*REQUIREMENTS:*
Reproduce exactly the run of lines from the one containing "Give me the Altair source for this chart." through the one containing "titleColor=TXT, labelFont=FONT, titleFont=FONT))". Pictures do not belong in the copy.

*SUPPLIED RECORDS:*
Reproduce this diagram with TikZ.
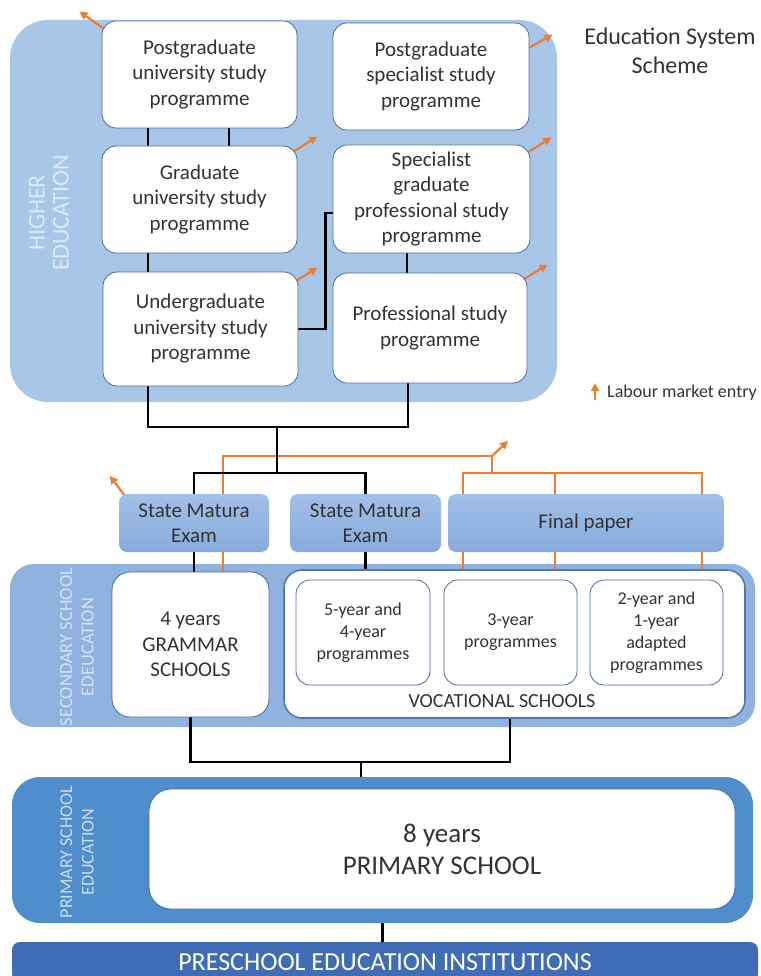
\documentclass[tikz,border=0pt]{standalone}
\usepackage{fontspec}
\setmainfont{Carlito}
\usetikzlibrary{arrows.meta, positioning, calc}
\pgfdeclarelayer{panels}
\pgfdeclarelayer{links}
\pgfsetlayers{panels,links,main}

\definecolor{hiblue}{HTML}{A8C7E8}
\definecolor{hilbl}{HTML}{DCE8F6}
\definecolor{secblue}{HTML}{8FB2DE}
\definecolor{seclbl}{HTML}{D3E2F4}
\definecolor{primblue}{HTML}{4F8DCC}
\definecolor{primlbl}{HTML}{CADCF1}
\definecolor{preblue}{HTML}{3F6CB4}
\definecolor{boxline}{HTML}{4D6A9E}
\definecolor{vocline}{HTML}{5278B3}
\definecolor{primline}{HTML}{3A6DB0}
\definecolor{examtop}{HTML}{A1C0E9}
\definecolor{exambot}{HTML}{87ABDB}
\definecolor{exitorange}{HTML}{ED7D31}
\definecolor{txt}{HTML}{333333}

\begin{document}
\begin{tikzpicture}[
    x=1pt, y=-1pt,
    panel/.style={inner sep=0pt, draw=none},
    sidelbl/.style={rotate=90, align=center, inner sep=0pt},
    prog/.style={draw=boxline, line width=0.8pt, fill=white, rounded corners=14pt, align=center, inner sep=2pt, text=txt, font=\fontsize{21}{25.5}\selectfont},
    smallprog/.style={prog, font=\fontsize{18}{22}\selectfont},
    exam/.style={rounded corners=8pt, top color=examtop, bottom color=exambot, align=center, text=txt, font=\fontsize{21}{25}\selectfont},
    link/.style={line width=2.6pt, black},
    tree/.style={line width=2.2pt, draw=exitorange},
    exit/.style={line width=2.2pt, draw=exitorange, -{Triangle[length=8pt, width=8pt]}}
]
\useasboundingbox (0,0) rectangle (760,976);

% panels
\begin{pgfonlayer}{panels}
\node[panel, fill=hiblue, rounded corners=38pt, minimum width=547pt, minimum height=382pt] (higher) at (283.5,211) {};
\node[sidelbl, text=hilbl, font=\fontsize{24}{24}\selectfont] (higherlbl) at (49,213) {HIGHER\\EDUCATION};
\node[panel, fill=secblue, rounded corners=24pt, minimum width=745pt, minimum height=163pt] (secondary) at (382.5,645.5) {};
\node[sidelbl, text=seclbl, font=\fontsize{18.5}{21.5}\selectfont] (secondarylbl) at (77,647) {SECONDARY SCHOOL\\EDEUCATION};
\node[panel, fill=primblue, rounded corners=28pt, minimum width=741pt, minimum height=146pt] (primary) at (382.5,850) {};
\node[sidelbl, text=primlbl, font=\fontsize{18}{21.5}\selectfont] (primarylbl) at (77,852) {PRIMARY SCHOOL\\EDUCATION};
\end{pgfonlayer}

% title and legend
\node[align=center, text=txt, font=\fontsize{24}{29}\selectfont] (title) at (670,51) {Education System\\Scheme};
\node[anchor=west, inner sep=0pt, text=txt, font=\fontsize{18}{22}\selectfont] (lme) at (607,393) {Labour market entry};

% higher education
\node[prog, minimum width=195pt, minimum height=107pt] (pgu) at (199.5,74.5) {Postgraduate\\university study\\programme};
\node[prog, minimum width=196pt, minimum height=107pt] (pgs) at (431,76.5) {Postgraduate\\specialist study\\programme};
\node[prog, minimum width=195pt, minimum height=107pt] (gu) at (199.5,199.5) {Graduate\\university study\\programme};
\node[prog, minimum width=197pt, minimum height=108pt] (sgp) at (431.5,199) {Specialist\\graduate\\professional study\\programme};
\node[prog, minimum width=195pt, minimum height=114pt] (ugu) at (200.5,329) {Undergraduate\\university study\\programme};
\node[prog, minimum width=194pt, minimum height=110pt] (psp) at (430,328) {Professional study\\programme};

% exams
\node[exam, minimum width=150pt, minimum height=58pt] (sm1) at (194,523) {State Matura\\Exam};
\node[exam, minimum width=151pt, minimum height=58pt] (sm2) at (365.5,523) {State Matura\\Exam};
\node[exam, minimum width=276pt, minimum height=58pt] (fp) at (586,523) {Final paper};

% secondary school
\node[prog, rounded corners=18pt, minimum width=157pt, minimum height=145pt] (gs) at (190.5,644.5) {4 years\\GRAMMAR\\SCHOOLS};
\node[prog, draw=vocline, line width=1.6pt, rounded corners=18pt, minimum width=461pt, minimum height=148pt] (voc) at (514.5,644) {};
\node[text=txt, font=\fontsize{20}{24}\selectfont] (voclbl) at (502,701) {VOCATIONAL SCHOOLS};
\node[smallprog, minimum width=134pt, minimum height=105pt] (y5) at (363,632.5) {5-year and\\4-year\\programmes};
\node[smallprog, minimum width=133pt, minimum height=105pt] (y3) at (510.5,632.5) {3-year\\programmes};
\node[smallprog, minimum width=133pt, minimum height=105pt] (y2) at (656.5,632.5) {2-year and\\1-year\\adapted\\programmes};

% primary and preschool
\node[prog, draw=primline, rounded corners=22pt, minimum width=586pt, minimum height=120pt, font=\fontsize{27}{32}\selectfont] (ps) at (442,849) {8 years\\PRIMARY SCHOOL};
\node[fill=preblue, rounded corners=8pt, minimum width=746pt, minimum height=40pt, text=white, font=\fontsize{26}{30}\selectfont] (preschool) at (385,962) {PRESCHOOL EDUCATION INSTITUTIONS};

\coordinate (hj) at (277,427);
\coordinate (sj) at (277,473);
\coordinate (oj) at (492,456);
\coordinate (fj) at (492,473);
\coordinate (pj) at (361,762);

\begin{pgfonlayer}{links}
% labour market exits
\draw[exit] ([shift={(2pt,-8pt)}]pgu.north west) -- ++(-24,-17);
\draw[exit] ([yshift=-25pt]pgs.north east) -- ++(23,-13);
\draw[exit] ([shift={(-4pt,-6pt)}]gu.north east) -- ++(24,-15);
\draw[exit] ([shift={(-3pt,-8pt)}]sgp.north east) -- ++(24,-15);
\draw[exit] ([shift={(-5pt,-11pt)}]ugu.north east) -- ++(24,-15);
\draw[exit] ([shift={(-4pt,-7pt)}]psp.north east) -- ++(24,-15);
\draw[exit] ([shift={(6pt,-2pt)}]sm1.north west) -- ++(-15,-20);
\draw[exit] ([shift={(-12pt,-7pt)}]lme.west) -- ++(0,-17);

% orange tree
\draw[tree] ([xshift=32.5pt]gs.north) |- (oj);
\draw[exit] (oj) -- ++(16,-15);
\draw[tree] (oj) -- (fj);
\draw[tree] ([xshift=-47.5pt]y3.north) |- (fj) -| ([xshift=45.5pt]y2.north);
\draw[tree] ([xshift=44.5pt]y3.north) -- ([xshift=44.5pt]y3.north |- fj);

% higher education links
\draw[link] ([xshift=-51.5pt]pgu.south) -- ([xshift=-51.5pt]gu.north);
\draw[link] ([xshift=29.5pt]pgu.south) -- ([xshift=29.5pt]gu.north);
\draw[link] ([xshift=-51.5pt]gu.south) -- ([xshift=-51.5pt]gu.south |- ugu.north);
\draw[link] ([xshift=-24.5pt]sgp.south) -- ([xshift=-24.5pt]sgp.south |- psp.north);
\draw[link] (ugu.east) -- ++(27,0) |- ([yshift=-14pt]sgp.west);
\draw[link] ([xshift=-52.5pt]ugu.south) |- (hj) -| ([xshift=-22pt]psp.south);

% down to secondary
\draw[link] (hj) -- (sj);
\draw[link] (sm1.north) |- (sj) -| (sm2.north);
\draw[link] (sm1.south) -- (sm1.south |- gs.north);
\draw[link] (sm2.south) -- (sm2.south |- y5.north);

% down to primary
\draw[link] (gs.south) |- ([xshift=-4.5pt]voc.south |- pj) -- ([xshift=-4.5pt]voc.south);
\draw[link] (pj) -- (pj |- primary.north);
\draw[link] (primary.south) -- (primary.south |- preschool.north);
\end{pgfonlayer}

\end{tikzpicture}
\end{document}
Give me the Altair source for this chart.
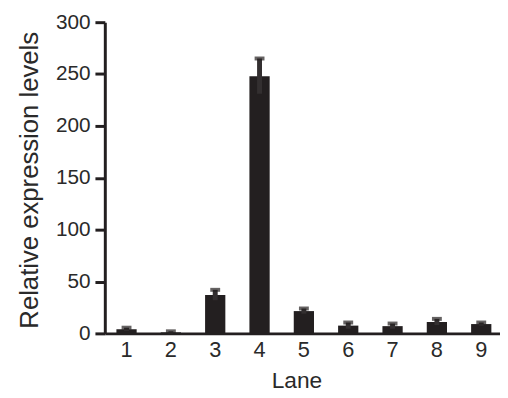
import altair as alt
import pandas as pd

lanes = ["1", "2", "3", "4", "5", "6", "7", "8", "9"]
values = [4, 1, 37, 248, 21.5, 7.5, 7, 11, 9]
errors = [1.5, 1, 5, 17, 2.5, 3, 2.5, 3, 1.5]

df = pd.DataFrame({"lane": lanes, "value": values, "err": errors})
df["lo"] = df["value"] - df["err"]
df["hi"] = df["value"] + df["err"]

FONT = "Liberation Sans"
DARK = "#231f20"
TXT = "#2a2a2a"

xscale = alt.Scale(paddingInner=0.543, paddingOuter=0.228, align=0.573)
yscale = alt.Scale(domain=[0, 300], nice=False, zero=True)

x = alt.X("lane:N", scale=xscale, sort=lanes,
          axis=alt.Axis(title="Lane", labelAngle=0, ticks=False, labelPadding=6,
                        labelFontSize=22, titleFontSize=23, titleFontWeight="normal",
                        titleX=194, titleY=55, titleBaseline="alphabetic",
                        domainWidth=3, domainColor=DARK, labelColor=TXT,
                        titleColor=TXT, labelFont=FONT, titleFont=FONT))

bars = alt.Chart(df).mark_bar(color=DARK).encode(
    x=x,
    y=alt.Y("value:Q", scale=yscale,
            axis=alt.Axis(title="Relative expression levels", values=[0, 50, 100, 150, 200, 250, 300],
                          tickSize=10, tickWidth=3, tickColor=DARK, domainWidth=3, domainColor=DARK,
                          labelFontSize=21, titleFontSize=26, titleFontWeight="normal",
                          labelPadding=5, grid=False, labelColor=TXT, titleColor=TXT,
                          titleX=-68.5, titleY=159.5, titleAngle=-90, titleBaseline="alphabetic",
                          labelFont=FONT, titleFont=FONT)),
)

rules = alt.Chart(df).mark_rule(color="#332f30", strokeWidth=5).encode(
    x=alt.X("lane:N", sort=lanes, scale=xscale),
    y=alt.Y("lo:Q", scale=yscale),
    y2="hi:Q",
)

caps = alt.Chart(df).mark_tick(color=DARK, size=10, thickness=4).encode(
    x=alt.X("lane:N", sort=lanes, scale=xscale),
    y=alt.Y("hi:Q", scale=yscale),
)

chart = alt.layer(bars, rules, caps).properties(
    width=400, height=315,
    autosize=alt.AutoSizeParams(type="none"),
    padding={"left": 98, "top": 12, "right": 0, "bottom": 60},
).configure_view(stroke=None)

chart.save("out.html", embed_options={"renderer": "svg", "actions": False})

*EXPECTED OUTPUT:*
Give me the Altair source for this chart.
import altair as alt
import pandas as pd

lanes = ["1", "2", "3", "4", "5", "6", "7", "8", "9"]
values = [4, 1, 37, 248, 21.5, 7.5, 7, 11, 9]
errors = [1.5, 1, 5, 17, 2.5, 3, 2.5, 3, 1.5]

df = pd.DataFrame({"lane": lanes, "value": values, "err": errors})
df["lo"] = df["value"] - df["err"]
df["hi"] = df["value"] + df["err"]

FONT = "Liberation Sans"
DARK = "#231f20"
TXT = "#2a2a2a"

xscale = alt.Scale(paddingInner=0.543, paddingOuter=0.228, align=0.573)
yscale = alt.Scale(domain=[0, 300], nice=False, zero=True)

x = alt.X("lane:N", scale=xscale, sort=lanes,
          axis=alt.Axis(title="Lane", labelAngle=0, ticks=False, labelPadding=6,
                        labelFontSize=22, titleFontSize=23, titleFontWeight="normal",
                        titleX=194, titleY=55, titleBaseline="alphabetic",
                        domainWidth=3, domainColor=DARK, labelColor=TXT,
                        titleColor=TXT, labelFont=FONT, titleFont=FONT))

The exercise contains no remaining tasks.